Acquired from Sakamoto Gorō in 2007.

Catalogue Note

Finely carved in the round in the form of an animal carrying a ewer on its back, this charming piece displays the Qianlong Emperor’s penchant for innovative objects that were rooted in archaism. Vessels of this type are often unique and no other closely related example appears to have been published. Compare a vessel modelled in the form of a mythological animal standing on four feet and carrying a vase on its back, in the National Palace Museum, Taipei, illustrated in Masterworks of Chinese Jade in the National Palace Museum, Taipei, 1973, pl. 29; and one modelled with the animal crouching and turning its head backwords, offered at Christie’s London, 1st December 1997, lot 23.

Yellow jade vessels of this impressive size are extremely rare due to the rarity of such large boulders of even tone and quality. Since the Ming dynasty yellow jade was recognised by scholars and connoisseurs as one of the most valued variations of nephrite.
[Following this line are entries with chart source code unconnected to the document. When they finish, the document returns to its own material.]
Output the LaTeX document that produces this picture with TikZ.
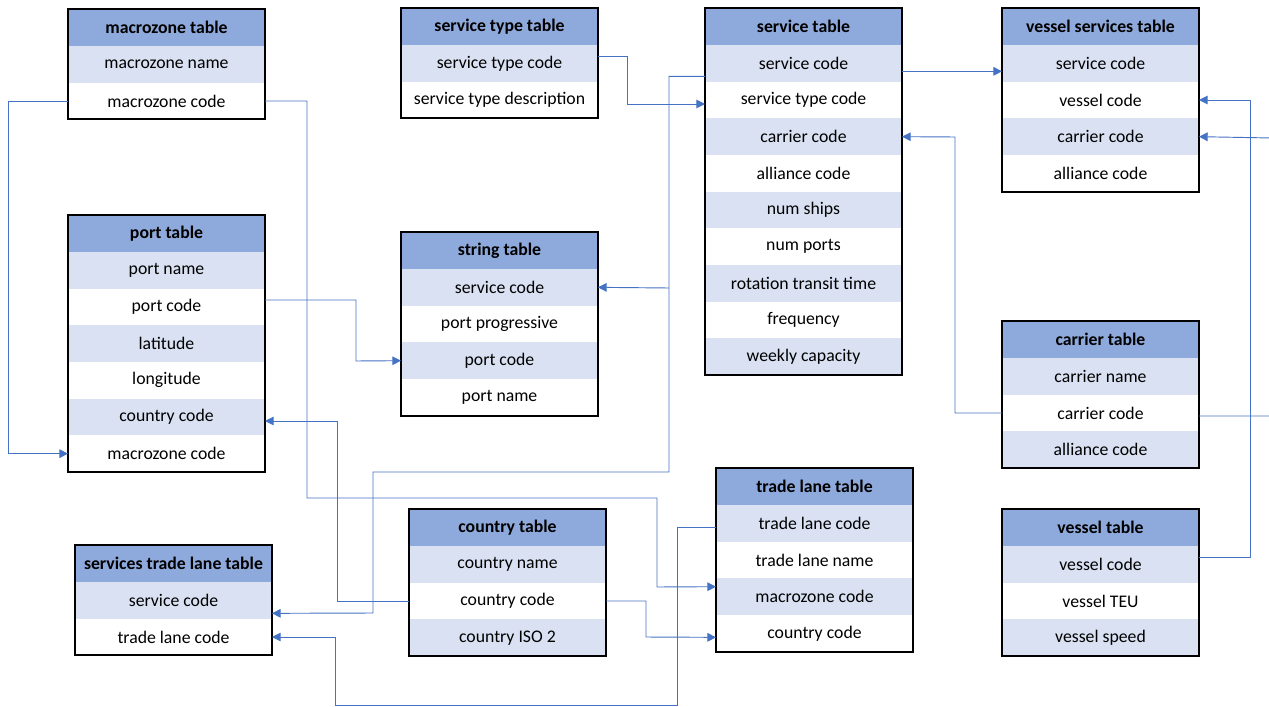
\documentclass[tikz,border=0pt]{standalone}
\usepackage{fontspec}
\setmainfont{Carlito}
\usetikzlibrary{positioning,arrows.meta,calc}

\definecolor{hdrblue}{HTML}{8EA9DB}
\definecolor{rowblue}{HTML}{D9E1F2}
\definecolor{linkblue}{HTML}{4472C4}

% table: name, left, top, title, rows
\newcommand{\dbtable}[5]{%
  \node[hdr, anchor=north west] (#1-0) at (#2,#3) {#4};
  \foreach \txt [count=\i] in {#5} {
    \pgfmathtruncatemacro{\prev}{\i-1}
    \ifodd\i \def\cellfill{rowblue}\else \def\cellfill{white}\fi
    \node[cell, fill=\cellfill, below=0pt of #1-\prev] (#1-\i) {\txt};
    \xdef\lastrow{\i}
  }
  \draw[frame] (#1-0.north west) rectangle (#1-\lastrow.south east);
}

\begin{document}
\begin{tikzpicture}[x=0.75pt, y=-0.75pt,
  hdr/.style={fill=hdrblue, minimum width=147.75pt, minimum height=27.75pt,
    inner sep=0pt, outer sep=0pt, font=\fontsize{13.3}{15}\selectfont\bfseries},
  cell/.style={minimum width=147.75pt, minimum height=27.5pt,
    inner sep=0pt, outer sep=0pt, font=\fontsize{13.3}{15}\selectfont},
  frame/.style={draw=black, line width=1.6pt},
  link/.style={draw=linkblue, line width=0.7pt, -{Triangle[length=6.5pt,width=6.5pt]}}]
\useasboundingbox (0,0) rectangle (1269,706);

\dbtable{mz}{68}{9}{macrozone table}{macrozone name, macrozone code}
\dbtable{pt}{68}{215}{port table}{port name, port code, latitude, longitude, country code, macrozone code}
\dbtable{stt}{401}{8}{service type table}{service type code, service type description}
\dbtable{st}{401}{232}{string table}{service code, port progressive, port code, port name}
\dbtable{sv}{705}{8}{service table}{service code, service type code, carrier code, alliance code, num ships, num ports, rotation transit time, frequency, weekly capacity}
\dbtable{vs}{1002}{8}{vessel services table}{service code, vessel code, carrier code, alliance code}
\dbtable{cr}{1002}{321}{carrier table}{carrier name, carrier code, alliance code}
\dbtable{vt}{1002}{509}{vessel table}{vessel code, vessel TEU, vessel speed}
\dbtable{tl}{716}{468}{trade lane table}{trade lane code, trade lane name, macrozone code, country code}
\dbtable{ct}{409}{509}{country table}{country name, country code, country ISO 2}
\dbtable{stl}{75}{545}{services trade lane table}{service code, trade lane code}

\draw[link] (mz-2.west) -- ++(-60,0) |- (pt-6.west);
\draw[link] (mz-2.east) -| (307,498) -| (657,587) -- ($(tl-3.west)+(0,-10)$);
\draw[link] ($(pt-2.east)+(0,-7)$) -| (356,361) -- (st-3.west);
\draw[link] ($(stt-1.east)+(0,-7)$) -| (627,104) -- ($(sv-2.west)+(0,4)$);
\draw[link] ($(sv-1.west)+(0,13)$) -| (669,472) -| (373,613) -- ($(stl-1.east)+(0,13)$);
\coordinate (split) at (669,288);
\draw[link] (split) -- (st-1.east);
\draw[link] ($(sv-1.east)+(0,8)$) -- ($(vs-1.west)+(0,8)$);
\draw[link] (cr-2.west) -| (955,137) -- (sv-3.east);
\draw[link] ($(cr-2.east)+(0,3)$) -| (1272,138) -- (vs-3.east);
\draw[link] ($(vt-1.east)+(0,-7)$) -| (1250,100) -- (vs-2.east);
\draw[link] (ct-2.west) -| (337,421) -- ($(pt-5.east)+(0,4)$);
\draw[link] (ct-2.east) -| (646,637) -- ($(tl-4.west)+(0,4)$);
\draw[link] ($(tl-1.west)+(0,4)$) -| (677,705) -| (335,637) -- (stl-2.east);
\end{tikzpicture}
\end{document}
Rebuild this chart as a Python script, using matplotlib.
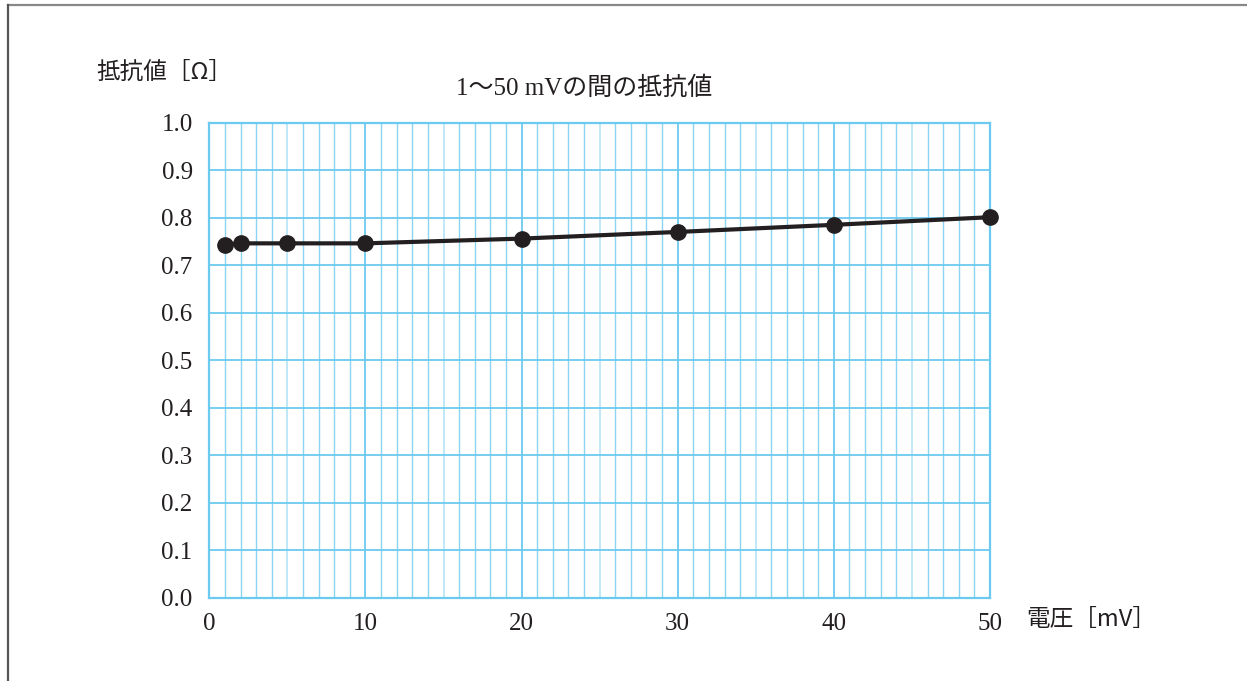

In his miscellany Yanxian Qingshang [Refined Enjoyment of Elegant Leisure], the dramatist Gao Lian (fl. 1573-1581) noted, "Of all jade materials, yellow stones with a mellow tone are the best and mutton-white ones come second". Because of its rarity, the brownish skin was often worked into the piece, as seen on the front legs of the mythical creature, to increase its overall size and show the carver’s respect for the rare and valuable material.